REPUBLIKA.CO.ID, Haji merupakan kewajiban bagi tiap Muslim yang mampu. Orang yang menolak kewajiban haji disebut kafir berdasarkan ijma' para ulama. Tidak heran, pada setiap musim haji, jutaan Muslim berkumpul untuk menunaikan ibadah fisik tersebut.


"Mengerjakan haji adalah kewajiban manusia terhadap Allah, yaitu (bagi) orang yang sanggup mengadakan perjalanan ke Baitullah. Barang siapa mengingkari (kewajiban haji), sesungguhnya Allah Mahakaya (tidak memerlukan sesuatu) dari semesta alam." (QS Ali-Imran:97).

Ada tiga jenis haji berdasarkan waktu pelaksanaannya. Haji Tamattu, yakni jamaah haji yang mengerjakan umrah dan haji dengan cara dipisah. Jamaah Tamattu biasanya datang ke Tanah Suci pada masa awal haji. Mereka pun melakukan umrah terlebih dahulu kemudian baru berhaji.

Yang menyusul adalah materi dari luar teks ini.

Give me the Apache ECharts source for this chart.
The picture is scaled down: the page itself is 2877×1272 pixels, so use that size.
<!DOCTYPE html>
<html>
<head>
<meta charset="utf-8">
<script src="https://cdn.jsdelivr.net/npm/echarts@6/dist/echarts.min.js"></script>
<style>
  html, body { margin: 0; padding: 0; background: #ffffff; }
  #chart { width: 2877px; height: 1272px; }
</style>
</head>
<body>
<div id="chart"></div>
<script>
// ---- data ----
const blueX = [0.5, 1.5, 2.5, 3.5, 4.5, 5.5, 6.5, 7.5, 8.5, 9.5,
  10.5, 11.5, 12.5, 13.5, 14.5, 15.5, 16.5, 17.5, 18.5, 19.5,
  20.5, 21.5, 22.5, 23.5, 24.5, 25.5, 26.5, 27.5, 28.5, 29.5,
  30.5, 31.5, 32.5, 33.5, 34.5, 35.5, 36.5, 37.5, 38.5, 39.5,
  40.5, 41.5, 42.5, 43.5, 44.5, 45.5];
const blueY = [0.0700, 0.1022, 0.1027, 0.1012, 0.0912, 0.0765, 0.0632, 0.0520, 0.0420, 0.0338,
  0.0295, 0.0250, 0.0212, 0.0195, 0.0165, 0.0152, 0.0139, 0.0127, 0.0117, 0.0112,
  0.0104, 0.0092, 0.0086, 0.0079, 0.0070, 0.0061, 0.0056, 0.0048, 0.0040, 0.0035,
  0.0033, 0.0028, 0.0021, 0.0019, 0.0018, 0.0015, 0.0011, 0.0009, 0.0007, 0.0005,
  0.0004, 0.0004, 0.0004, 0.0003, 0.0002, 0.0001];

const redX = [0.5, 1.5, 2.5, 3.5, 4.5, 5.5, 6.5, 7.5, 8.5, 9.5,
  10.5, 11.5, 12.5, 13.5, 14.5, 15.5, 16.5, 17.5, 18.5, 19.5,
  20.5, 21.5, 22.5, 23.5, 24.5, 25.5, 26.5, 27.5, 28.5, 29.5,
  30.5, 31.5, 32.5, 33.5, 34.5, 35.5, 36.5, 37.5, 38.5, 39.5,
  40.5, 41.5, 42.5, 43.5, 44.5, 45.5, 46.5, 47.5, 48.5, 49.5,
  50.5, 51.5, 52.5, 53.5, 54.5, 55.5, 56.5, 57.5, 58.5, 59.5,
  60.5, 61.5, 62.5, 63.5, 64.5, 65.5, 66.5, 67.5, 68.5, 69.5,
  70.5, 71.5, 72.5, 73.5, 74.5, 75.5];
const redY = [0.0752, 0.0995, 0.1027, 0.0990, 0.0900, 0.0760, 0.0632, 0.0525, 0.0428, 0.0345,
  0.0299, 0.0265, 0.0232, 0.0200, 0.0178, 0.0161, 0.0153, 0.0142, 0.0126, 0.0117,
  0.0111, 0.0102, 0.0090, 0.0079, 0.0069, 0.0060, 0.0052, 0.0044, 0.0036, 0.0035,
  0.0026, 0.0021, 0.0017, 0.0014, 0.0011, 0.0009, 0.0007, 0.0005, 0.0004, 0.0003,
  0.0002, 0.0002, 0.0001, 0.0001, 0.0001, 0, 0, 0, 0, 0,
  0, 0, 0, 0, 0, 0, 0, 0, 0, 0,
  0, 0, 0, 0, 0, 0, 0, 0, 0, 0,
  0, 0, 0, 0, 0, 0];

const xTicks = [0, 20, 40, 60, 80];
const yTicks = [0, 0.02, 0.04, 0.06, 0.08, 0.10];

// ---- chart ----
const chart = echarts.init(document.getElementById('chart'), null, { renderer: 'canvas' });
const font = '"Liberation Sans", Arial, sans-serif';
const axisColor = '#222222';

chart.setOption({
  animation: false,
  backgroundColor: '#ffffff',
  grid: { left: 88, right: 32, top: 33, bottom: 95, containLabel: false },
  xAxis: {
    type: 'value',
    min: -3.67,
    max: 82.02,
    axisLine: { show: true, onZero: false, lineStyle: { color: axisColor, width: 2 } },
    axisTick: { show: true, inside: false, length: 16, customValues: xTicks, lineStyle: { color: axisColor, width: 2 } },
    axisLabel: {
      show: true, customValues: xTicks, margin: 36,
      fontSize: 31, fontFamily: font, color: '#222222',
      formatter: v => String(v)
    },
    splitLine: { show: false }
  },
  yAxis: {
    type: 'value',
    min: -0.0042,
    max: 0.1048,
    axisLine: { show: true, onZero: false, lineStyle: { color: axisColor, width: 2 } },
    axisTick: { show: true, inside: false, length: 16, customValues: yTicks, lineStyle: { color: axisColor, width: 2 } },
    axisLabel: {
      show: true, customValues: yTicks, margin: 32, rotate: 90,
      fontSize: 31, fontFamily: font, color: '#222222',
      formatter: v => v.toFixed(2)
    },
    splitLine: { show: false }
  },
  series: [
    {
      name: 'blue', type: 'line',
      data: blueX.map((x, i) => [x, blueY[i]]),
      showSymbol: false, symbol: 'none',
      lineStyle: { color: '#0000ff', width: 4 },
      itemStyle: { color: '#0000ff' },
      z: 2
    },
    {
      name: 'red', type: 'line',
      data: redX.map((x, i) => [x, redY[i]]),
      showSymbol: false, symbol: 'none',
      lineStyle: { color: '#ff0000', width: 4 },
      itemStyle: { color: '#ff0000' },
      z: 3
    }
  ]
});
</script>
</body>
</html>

Haji qiran melaksanakan haji dan umrah dalam satu niat. Berbeda dengan haji tamattu, Haji qiran tidak melepas pakaian ihramnya seusai umrah karena langsung akan melaksanakan haji. Sementara itu, haji ifrad, yakni jamaah yang melaksanakan seluruh rangkaian ibadah haji terlebih dahulu baru kemudian melakukan umrah.

Jamaah haji Indonesia terbiasa melakukan haji Tamattu karena datang ke Tanah Suci sebelum pelaksanaan haji. Pelaksana haji tamattu' dan qiran diwajibkan membayar dam berupa menyembelih seekor kambing atau berpuasa sepuluh hari. Dasar haji Tamattu ada dalam QS al-Baqarah:196.

"Apabila kamu telah (merasa) aman, bagi siapa yang ingin mengerjakan umrah sebelum haji (di dalam bulan haji), (wajiblah ia menyembelih) korban yang mudah didapat. Tetapi, jika ia tidak menemukan (binatang korban atau tidak mampu), wajib berpuasa tiga hari dalam masa haji dan tujuh hari (lagi) apabila kamu telah pulang kembali. Itulah sepuluh (hari) yang sempurna. Demikian itu, (kewajiban membayar fidiah) bagi orang-orang yang keluarganya tidak berada (di sekitar) Masjidil-haram (orang-orang yang bukan penduduk kotaMekah). Dan bertakwalah kepada Allah dan ketahuilah bahwa Allah sangat keras siksaan-Nya."

Dalam pelaksanaan dam, ada sebagian jamaah yang menilai praktik penyembelihan dam di Tanah Suci kurang memberi manfaat bagi fakir miskin. Banyaknya penyimpangan dalam pembelian hewan hadyu (untuk membayar dam) sehingga tidak memenuhi ketentuan syar'i juga kerap dipertanyakan. Karena itu, ada usulan penyembelihan dam untuk jamaah haji tamattu agar dilakukan di Tanah Air supaya memiliki nilai kebermanfaatan yang lebih tinggi.

Komisi Fatwa Majelis Ulama Indonesia (MUI) dalam fatwanya bernomor 41 tahun 2011 telah memutuskan perkara tersebut. Khususnya hukum atas penyembelihan hewan dam untuk haji Tamattu di luar tanah haram.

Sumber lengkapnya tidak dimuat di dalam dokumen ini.